Extract each line of the material that follows exactly and omit its pictures.
##### SUPPLIED DATA #####
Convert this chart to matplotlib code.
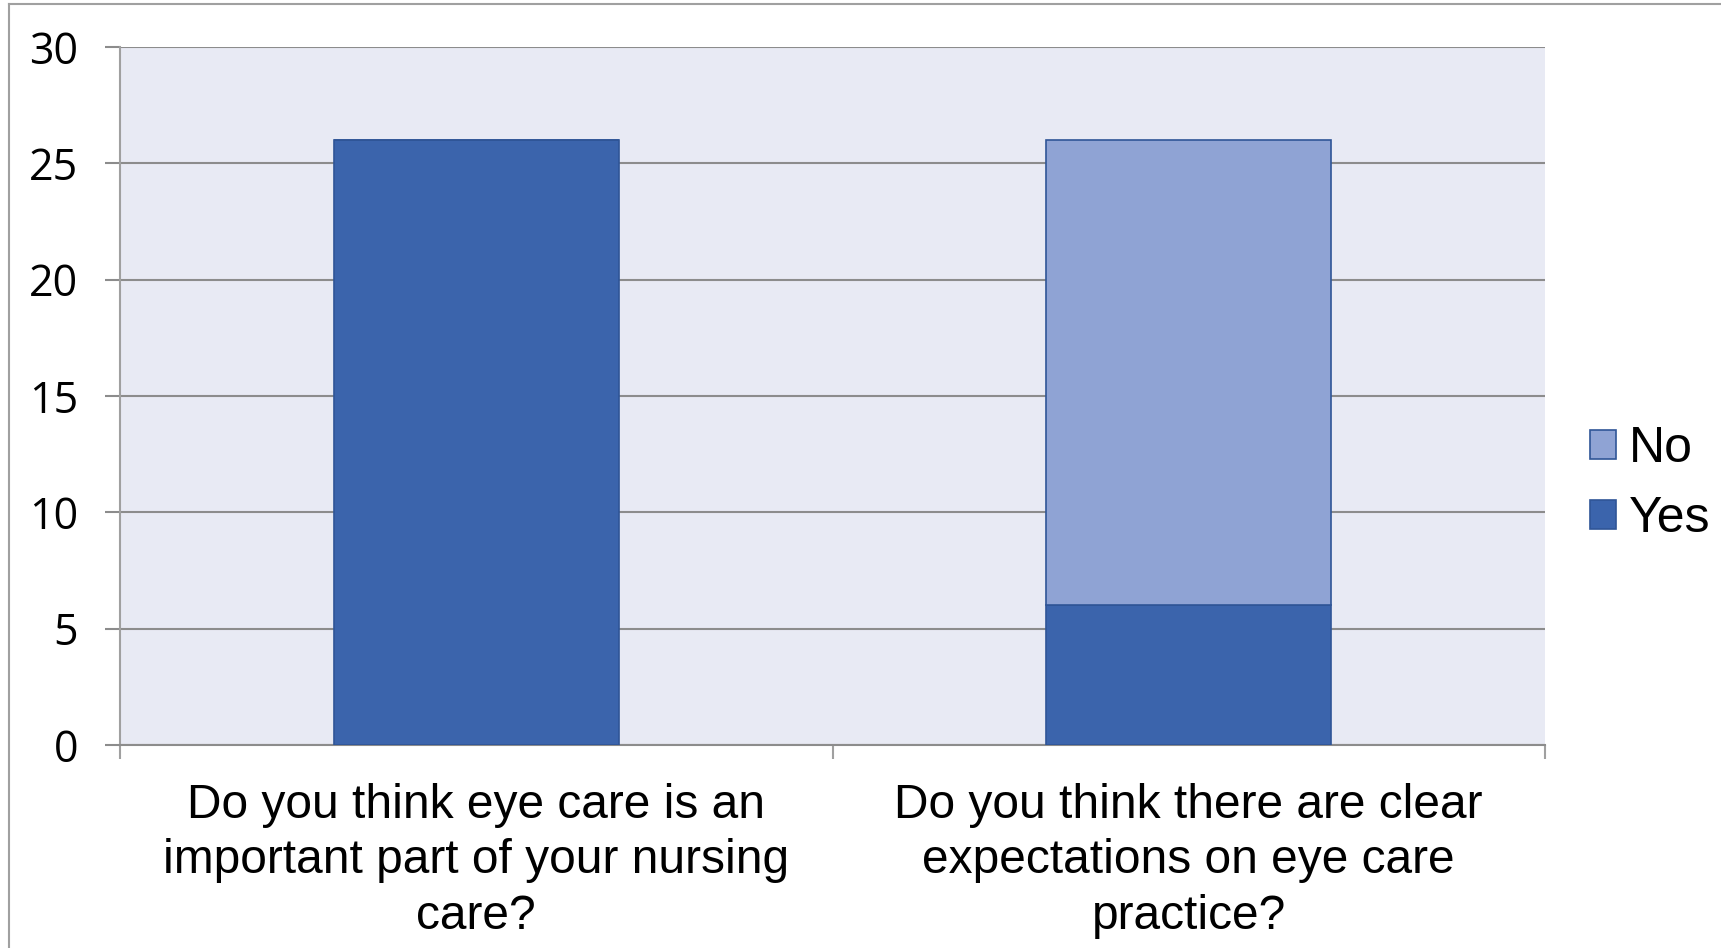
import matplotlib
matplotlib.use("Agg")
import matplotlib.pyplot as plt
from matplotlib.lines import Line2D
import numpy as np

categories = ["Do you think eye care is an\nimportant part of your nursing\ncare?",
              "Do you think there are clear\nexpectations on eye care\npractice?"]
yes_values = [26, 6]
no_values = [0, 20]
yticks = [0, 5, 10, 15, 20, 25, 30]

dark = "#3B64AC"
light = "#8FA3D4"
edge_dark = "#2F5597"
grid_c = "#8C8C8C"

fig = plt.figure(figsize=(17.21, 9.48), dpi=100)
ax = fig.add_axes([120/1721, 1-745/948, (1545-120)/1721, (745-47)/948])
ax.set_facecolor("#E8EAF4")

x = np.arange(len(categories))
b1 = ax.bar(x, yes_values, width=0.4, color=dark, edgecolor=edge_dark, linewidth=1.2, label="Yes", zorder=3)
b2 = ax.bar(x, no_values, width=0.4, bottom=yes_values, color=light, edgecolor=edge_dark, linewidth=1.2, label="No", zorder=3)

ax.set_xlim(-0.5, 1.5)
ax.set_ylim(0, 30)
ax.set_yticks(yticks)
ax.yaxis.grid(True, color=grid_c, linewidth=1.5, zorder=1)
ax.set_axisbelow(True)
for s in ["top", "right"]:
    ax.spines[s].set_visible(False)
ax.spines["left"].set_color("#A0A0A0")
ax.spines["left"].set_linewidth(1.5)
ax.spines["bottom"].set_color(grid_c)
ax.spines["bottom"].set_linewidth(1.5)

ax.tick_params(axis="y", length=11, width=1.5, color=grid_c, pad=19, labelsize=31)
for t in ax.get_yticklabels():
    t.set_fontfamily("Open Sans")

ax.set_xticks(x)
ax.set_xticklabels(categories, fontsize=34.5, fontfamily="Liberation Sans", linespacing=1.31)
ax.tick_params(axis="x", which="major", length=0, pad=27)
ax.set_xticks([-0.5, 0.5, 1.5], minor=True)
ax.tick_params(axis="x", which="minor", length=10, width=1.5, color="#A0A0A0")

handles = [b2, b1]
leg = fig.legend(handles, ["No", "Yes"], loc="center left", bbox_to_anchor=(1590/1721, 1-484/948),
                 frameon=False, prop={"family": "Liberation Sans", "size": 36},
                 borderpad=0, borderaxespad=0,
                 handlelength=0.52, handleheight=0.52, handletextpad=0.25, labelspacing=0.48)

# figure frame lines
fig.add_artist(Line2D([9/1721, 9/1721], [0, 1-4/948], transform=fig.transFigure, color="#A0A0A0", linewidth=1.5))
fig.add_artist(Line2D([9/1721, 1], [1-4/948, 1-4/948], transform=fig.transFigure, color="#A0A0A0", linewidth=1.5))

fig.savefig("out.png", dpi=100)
#####
EXERCISE OUTPUT:
Convert this chart to matplotlib code.
import matplotlib
matplotlib.use("Agg")
import matplotlib.pyplot as plt
from matplotlib.lines import Line2D
import numpy as np

categories = ["Do you think eye care is an\nimportant part of your nursing\ncare?",
              "Do you think there are clear\nexpectations on eye care\npractice?"]
yes_values = [26, 6]
no_values = [0, 20]
yticks = [0, 5, 10, 15, 20, 25, 30]

dark = "#3B64AC"
light = "#8FA3D4"
edge_dark = "#2F5597"
grid_c = "#8C8C8C"

fig = plt.figure(figsize=(17.21, 9.48), dpi=100)
ax = fig.add_axes([120/1721, 1-745/948, (1545-120)/1721, (745-47)/948])
ax.set_facecolor("#E8EAF4")

x = np.arange(len(categories))
b1 = ax.bar(x, yes_values, width=0.4, color=dark, edgecolor=edge_dark, linewidth=1.2, label="Yes", zorder=3)
b2 = ax.bar(x, no_values, width=0.4, bottom=yes_values, color=light, edgecolor=edge_dark, linewidth=1.2, label="No", zorder=3)

ax.set_xlim(-0.5, 1.5)
ax.set_ylim(0, 30)
ax.set_yticks(yticks)
ax.yaxis.grid(True, color=grid_c, linewidth=1.5, zorder=1)
ax.set_axisbelow(True)
for s in ["top", "right"]:
    ax.spines[s].set_visible(False)
ax.spines["left"].set_color("#A0A0A0")
ax.spines["left"].set_linewidth(1.5)
ax.spines["bottom"].set_color(grid_c)
ax.spines["bottom"].set_linewidth(1.5)

ax.tick_params(axis="y", length=11, width=1.5, color=grid_c, pad=19, labelsize=31)
for t in ax.get_yticklabels():
    t.set_fontfamily("Open Sans")

ax.set_xticks(x)
ax.set_xticklabels(categories, fontsize=34.5, fontfamily="Liberation Sans", linespacing=1.31)
ax.tick_params(axis="x", which="major", length=0, pad=27)
ax.set_xticks([-0.5, 0.5, 1.5], minor=True)
ax.tick_params(axis="x", which="minor", length=10, width=1.5, color="#A0A0A0")

handles = [b2, b1]
leg = fig.legend(handles, ["No", "Yes"], loc="center left", bbox_to_anchor=(1590/1721, 1-484/948),
                 frameon=False, prop={"family": "Liberation Sans", "size": 36},
                 borderpad=0, borderaxespad=0,
                 handlelength=0.52, handleheight=0.52, handletextpad=0.25, labelspacing=0.48)

# figure frame lines
fig.add_artist(Line2D([9/1721, 9/1721], [0, 1-4/948], transform=fig.transFigure, color="#A0A0A0", linewidth=1.5))
fig.add_artist(Line2D([9/1721, 1], [1-4/948, 1-4/948], transform=fig.transFigure, color="#A0A0A0", linewidth=1.5))

fig.savefig("out.png", dpi=100)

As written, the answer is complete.